-- BEGIN --

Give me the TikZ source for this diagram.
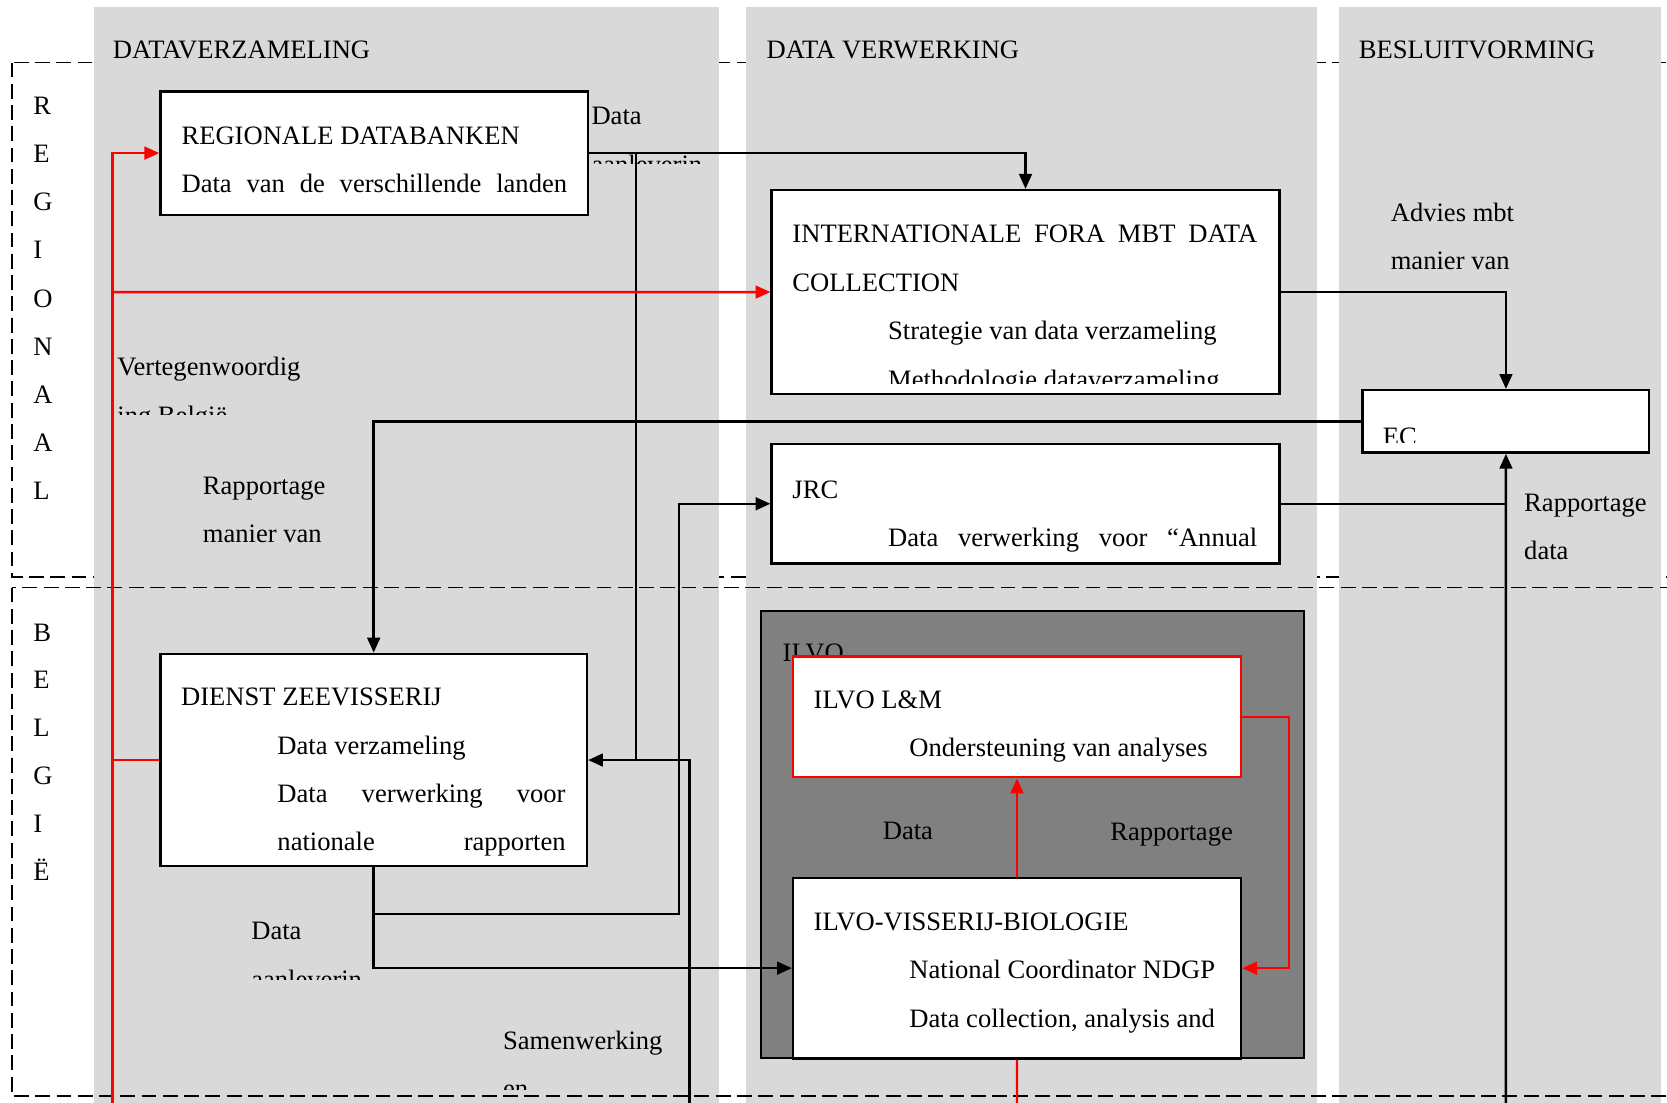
\documentclass[tikz,border=0pt]{standalone}
\usepackage{fontspec}
\setmainfont{Liberation Serif}
\usetikzlibrary{arrows.meta,fit}
\newcommand\myfs{\fontsize{12.5pt}{15pt}\selectfont}
\definecolor{colgray}{HTML}{D9D9D9}
\definecolor{ilvogray}{HTML}{808080}
\definecolor{lred}{HTML}{FF0000}
\begin{document}
\begin{tikzpicture}[x=0.5pt,y=-0.5pt,
  lbl/.style={anchor=base west, inner sep=0pt, font=\myfs},
  box/.style={draw=black, line width=1.15pt, fill=white, inner sep=0pt},
  redbox/.style={draw=lred, line width=1.15pt, fill=white, inner sep=0pt},
  darkbox/.style={draw=black, line width=1pt, fill=ilvogray, inner sep=0pt},
  column/.style={fill=colgray, draw=none},
  region/.style={draw=black, line width=0.75pt, dash pattern=on 7pt off 3pt},
  wire/.style={draw=black, line width=1.15pt},
  arr/.style={wire, -{Triangle[length=7pt,width=6pt]}},
  rwire/.style={draw=lred, line width=1.15pt},
  rarr/.style={rwire, -{Triangle[length=7pt,width=6pt]}}
]
\useasboundingbox (0,0) rectangle (1568,1036.6);
\fill[white] (0,0) rectangle (1568,1036.6);

% REGIONAAL frame (behind columns)
\draw[region] (11.5,58.8) rectangle (1575,543);

% columns
\path[column] (88,7) rectangle (676,1040);
\path[column] (702,7) rectangle (1238.5,1040);
\path[column] (1259,7) rectangle (1562.5,1040);

% BELGIE frame (over columns)
\draw[region] (11.5,552.7) rectangle (1575,1031);

% column headers
\node[lbl] (h1) at (105.8,55) {DATAVERZAMELING};
\node[lbl] (h2) at (720.7,55) {DATA VERWERKING};
\node[lbl] (h3) at (1277.7,55) {BESLUITVORMING};

% vertical letters
\foreach \l [count=\i from 0] in {R,E,G,I,O,N,A,A,L}
  \node[lbl] (reg\i) at (31,108+45.2*\i) {\l};
\foreach \l [count=\i from 0] in {B,E,L,G,I,Ë}
  \node[lbl] (bel\i) at (31,603+45*\i) {\l};

% ILVO container
\node[darkbox, fit={(716,574.4) (1226.5,995.5)}] (ilvo) {};
\node[lbl] (ilvot) at (735.8,622) {ILVO};

% boxes
\node[box, fit={(151,86) (553,202)}] (rd) {};
\node[box, fit={(725.8,178.8) (1203.4,370.6)}] (intl) {};
\node[box, fit={(1281.7,367) (1551.3,425.7)}] (ec) {};
\node[box, fit={(725.8,417.7) (1203.4,530)}] (jrc) {};
\node[box, fit={(151,615) (552,814.8)}] (dz) {};
\node[redbox, fit={(746,617.5) (1167.2,731)}] (lm) {};
\node[box, fit={(746,825.8) (1167.2,995.5)}] (vb) {};

% box texts
\node[lbl] (rdt1) at (170.4,136) {REGIONALE DATABANKEN};
\node[lbl] (rdt2) at (170.4,181.4) {\makebox[181.3pt][s]{Data van de verschillende landen}};

\node[lbl] (int1) at (745,228.5) {\makebox[218.6pt][s]{INTERNATIONALE FORA MBT DATA}};
\node[lbl] (int2) at (745,274) {COLLECTION};
\node[lbl] (int3) at (835,319.5) {Strategie van data verzameling};
\begin{scope}
  \clip (830,330) rectangle (1200,361);
  \node[lbl] (int4) at (835,365) {Methodologie dataverzameling};
\end{scope}

\begin{scope}
  \clip (1290,380) rectangle (1545,416.5);
  \node[lbl] (ect) at (1300.3,418.6) {EC};
\end{scope}

\node[lbl] (jrc1) at (745,469) {JRC};
\node[lbl] (jrc2) at (835,514) {\makebox[173.6pt][s]{Data verwerking voor “Annual}};

\node[lbl] (dz1) at (170,664) {DIENST ZEEVISSERIJ};
\node[lbl] (dz2) at (260.6,709.3) {Data verzameling};
\node[lbl] (dz3) at (260.6,755) {\makebox[135.5pt][s]{Data verwerking voor}};
\node[lbl] (dz4) at (260.6,800) {\makebox[135.5pt][s]{nationale rapporten}};

\node[lbl] (lm1) at (765,666) {ILVO L\&M};
\node[lbl] (lm2) at (855,712) {Ondersteuning van analyses};

\node[lbl] (vb1) at (765,875.3) {ILVO-VISSERIJ-BIOLOGIE};
\node[lbl] (vb2) at (855,920.8) {National Coordinator NDGP};
\node[lbl] (vb3) at (855,966.3) {Data collection, analysis and};

% free labels
\node[lbl] (l1a) at (556,117) {Data};
\begin{scope}
  \clip (550,140) rectangle (659,154);
  \node[lbl] (l1b) at (556,163) {aanleverin};
\end{scope}
\node[lbl] (l2a) at (110,353) {Vertegenwoordig};
\begin{scope}
  \clip (105,370) rectangle (300,390);
  \node[lbl] (l2b) at (110,399) {ing België};
\end{scope}
\node[lbl] (l3a) at (190.5,465.4) {Rapportage};
\node[lbl] (l3b) at (190.5,510.7) {manier van};
\node[lbl] (l4a) at (1307.8,208) {Advies mbt};
\node[lbl] (l4b) at (1307.8,253.7) {manier van};
\node[lbl] (l5a) at (1433.3,481) {Rapportage};
\node[lbl] (l5b) at (1433.3,526) {data};
\node[lbl] (l6a) at (236,884) {Data};
\begin{scope}
  \clip (230,900) rectangle (340,921);
  \node[lbl] (l6b) at (236,930) {aanleverin};
\end{scope}
\node[lbl] (l7a) at (472.8,986.7) {Samenwerking};
\begin{scope}
  \clip (465,1005) rectangle (560,1025);
  \node[lbl] (l7b) at (472.8,1032) {en};
\end{scope}
\node[lbl] (l8a) at (830,789.5) {Data};
\node[lbl] (l8b) at (1044,791) {Rapportage};

% coordinates for free ends / junctions
\coordinate (j598) at (598.2,144);
\coordinate (b649) at (648.6,1040);
\coordinate (b1416) at (1416.5,1040);
\coordinate (bred) at (105.8,1040);
\coordinate (jred) at (105.8,274.7);
\coordinate (bvb) at (956.6,1040);

% black connectors
\draw[arr] (rd.east) -| (intl.north);
\draw[wire] (j598) -- (j598 |- dz.east);
\draw[arr] (b649) |- (dz.east);
\draw[arr] (ec.west) -| (dz.north);
\draw[arr] (intl.east) -| (ec.north);
\draw[arr] (b1416) -- (ec.south);
\draw[wire] (jrc.east) -- (jrc.east -| ec.south);
\draw[arr] (dz.south) -- (351.5,859.6) -| (638.6,473.85) -- (jrc.west);
\draw[arr] (dz.south) |- (vb.west);

% red connectors
\draw[rarr] (bred) |- (rd.west);
\draw[rarr] (jred) -- (intl.west);
\draw[rwire] (dz.west) -- (dz.west -| bred);
\draw[rarr] (vb.north) -- (lm.south);
\draw[rarr] (lm.east) -- (1212.4,674.25) |- (vb.east);
\draw[rwire] (vb.south) -- (bvb);
\end{tikzpicture}
\end{document}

-- END --

INSTRUCTIONS FOR THE TASK ::
Without the pictures, print the whole listing exactly as given.

WRITTEN REPLY ::
Give me the TikZ source for this diagram.
\documentclass[tikz,border=0pt]{standalone}
\usepackage{fontspec}
\setmainfont{Liberation Serif}
\usetikzlibrary{arrows.meta,fit}
\newcommand\myfs{\fontsize{12.5pt}{15pt}\selectfont}
\definecolor{colgray}{HTML}{D9D9D9}
\definecolor{ilvogray}{HTML}{808080}
\definecolor{lred}{HTML}{FF0000}
\begin{document}
\begin{tikzpicture}[x=0.5pt,y=-0.5pt,
  lbl/.style={anchor=base west, inner sep=0pt, font=\myfs},
  box/.style={draw=black, line width=1.15pt, fill=white, inner sep=0pt},
  redbox/.style={draw=lred, line width=1.15pt, fill=white, inner sep=0pt},
  darkbox/.style={draw=black, line width=1pt, fill=ilvogray, inner sep=0pt},
  column/.style={fill=colgray, draw=none},
  region/.style={draw=black, line width=0.75pt, dash pattern=on 7pt off 3pt},
  wire/.style={draw=black, line width=1.15pt},
  arr/.style={wire, -{Triangle[length=7pt,width=6pt]}},
  rwire/.style={draw=lred, line width=1.15pt},
  rarr/.style={rwire, -{Triangle[length=7pt,width=6pt]}}
]
\useasboundingbox (0,0) rectangle (1568,1036.6);
\fill[white] (0,0) rectangle (1568,1036.6);

% REGIONAAL frame (behind columns)
\draw[region] (11.5,58.8) rectangle (1575,543);

% columns
\path[column] (88,7) rectangle (676,1040);
\path[column] (702,7) rectangle (1238.5,1040);
\path[column] (1259,7) rectangle (1562.5,1040);

% BELGIE frame (over columns)
\draw[region] (11.5,552.7) rectangle (1575,1031);

% column headers
\node[lbl] (h1) at (105.8,55) {DATAVERZAMELING};
\node[lbl] (h2) at (720.7,55) {DATA VERWERKING};
\node[lbl] (h3) at (1277.7,55) {BESLUITVORMING};

% vertical letters
\foreach \l [count=\i from 0] in {R,E,G,I,O,N,A,A,L}
  \node[lbl] (reg\i) at (31,108+45.2*\i) {\l};
\foreach \l [count=\i from 0] in {B,E,L,G,I,Ë}
  \node[lbl] (bel\i) at (31,603+45*\i) {\l};

% ILVO container
\node[darkbox, fit={(716,574.4) (1226.5,995.5)}] (ilvo) {};
\node[lbl] (ilvot) at (735.8,622) {ILVO};

% boxes
\node[box, fit={(151,86) (553,202)}] (rd) {};
\node[box, fit={(725.8,178.8) (1203.4,370.6)}] (intl) {};
\node[box, fit={(1281.7,367) (1551.3,425.7)}] (ec) {};
\node[box, fit={(725.8,417.7) (1203.4,530)}] (jrc) {};
\node[box, fit={(151,615) (552,814.8)}] (dz) {};
\node[redbox, fit={(746,617.5) (1167.2,731)}] (lm) {};
\node[box, fit={(746,825.8) (1167.2,995.5)}] (vb) {};

% box texts
\node[lbl] (rdt1) at (170.4,136) {REGIONALE DATABANKEN};
\node[lbl] (rdt2) at (170.4,181.4) {\makebox[181.3pt][s]{Data van de verschillende landen}};

\node[lbl] (int1) at (745,228.5) {\makebox[218.6pt][s]{INTERNATIONALE FORA MBT DATA}};
\node[lbl] (int2) at (745,274) {COLLECTION};
\node[lbl] (int3) at (835,319.5) {Strategie van data verzameling};
\begin{scope}
  \clip (830,330) rectangle (1200,361);
  \node[lbl] (int4) at (835,365) {Methodologie dataverzameling};
\end{scope}

\begin{scope}
  \clip (1290,380) rectangle (1545,416.5);
  \node[lbl] (ect) at (1300.3,418.6) {EC};
\end{scope}

\node[lbl] (jrc1) at (745,469) {JRC};
\node[lbl] (jrc2) at (835,514) {\makebox[173.6pt][s]{Data verwerking voor “Annual}};

\node[lbl] (dz1) at (170,664) {DIENST ZEEVISSERIJ};
\node[lbl] (dz2) at (260.6,709.3) {Data verzameling};
\node[lbl] (dz3) at (260.6,755) {\makebox[135.5pt][s]{Data verwerking voor}};
\node[lbl] (dz4) at (260.6,800) {\makebox[135.5pt][s]{nationale rapporten}};

\node[lbl] (lm1) at (765,666) {ILVO L\&M};
\node[lbl] (lm2) at (855,712) {Ondersteuning van analyses};

\node[lbl] (vb1) at (765,875.3) {ILVO-VISSERIJ-BIOLOGIE};
\node[lbl] (vb2) at (855,920.8) {National Coordinator NDGP};
\node[lbl] (vb3) at (855,966.3) {Data collection, analysis and};

% free labels
\node[lbl] (l1a) at (556,117) {Data};
\begin{scope}
  \clip (550,140) rectangle (659,154);
  \node[lbl] (l1b) at (556,163) {aanleverin};
\end{scope}
\node[lbl] (l2a) at (110,353) {Vertegenwoordig};
\begin{scope}
  \clip (105,370) rectangle (300,390);
  \node[lbl] (l2b) at (110,399) {ing België};
\end{scope}
\node[lbl] (l3a) at (190.5,465.4) {Rapportage};
\node[lbl] (l3b) at (190.5,510.7) {manier van};
\node[lbl] (l4a) at (1307.8,208) {Advies mbt};
\node[lbl] (l4b) at (1307.8,253.7) {manier van};
\node[lbl] (l5a) at (1433.3,481) {Rapportage};
\node[lbl] (l5b) at (1433.3,526) {data};
\node[lbl] (l6a) at (236,884) {Data};
\begin{scope}
  \clip (230,900) rectangle (340,921);
  \node[lbl] (l6b) at (236,930) {aanleverin};
\end{scope}
\node[lbl] (l7a) at (472.8,986.7) {Samenwerking};
\begin{scope}
  \clip (465,1005) rectangle (560,1025);
  \node[lbl] (l7b) at (472.8,1032) {en};
\end{scope}
\node[lbl] (l8a) at (830,789.5) {Data};
\node[lbl] (l8b) at (1044,791) {Rapportage};

% coordinates for free ends / junctions
\coordinate (j598) at (598.2,144);
\coordinate (b649) at (648.6,1040);
\coordinate (b1416) at (1416.5,1040);
\coordinate (bred) at (105.8,1040);
\coordinate (jred) at (105.8,274.7);
\coordinate (bvb) at (956.6,1040);

% black connectors
\draw[arr] (rd.east) -| (intl.north);
\draw[wire] (j598) -- (j598 |- dz.east);
\draw[arr] (b649) |- (dz.east);
\draw[arr] (ec.west) -| (dz.north);
\draw[arr] (intl.east) -| (ec.north);
\draw[arr] (b1416) -- (ec.south);
\draw[wire] (jrc.east) -- (jrc.east -| ec.south);
\draw[arr] (dz.south) -- (351.5,859.6) -| (638.6,473.85) -- (jrc.west);
\draw[arr] (dz.south) |- (vb.west);

% red connectors
\draw[rarr] (bred) |- (rd.west);
\draw[rarr] (jred) -- (intl.west);
\draw[rwire] (dz.west) -- (dz.west -| bred);
\draw[rarr] (vb.north) -- (lm.south);
\draw[rarr] (lm.east) -- (1212.4,674.25) |- (vb.east);
\draw[rwire] (vb.south) -- (bvb);
\end{tikzpicture}
\end{document}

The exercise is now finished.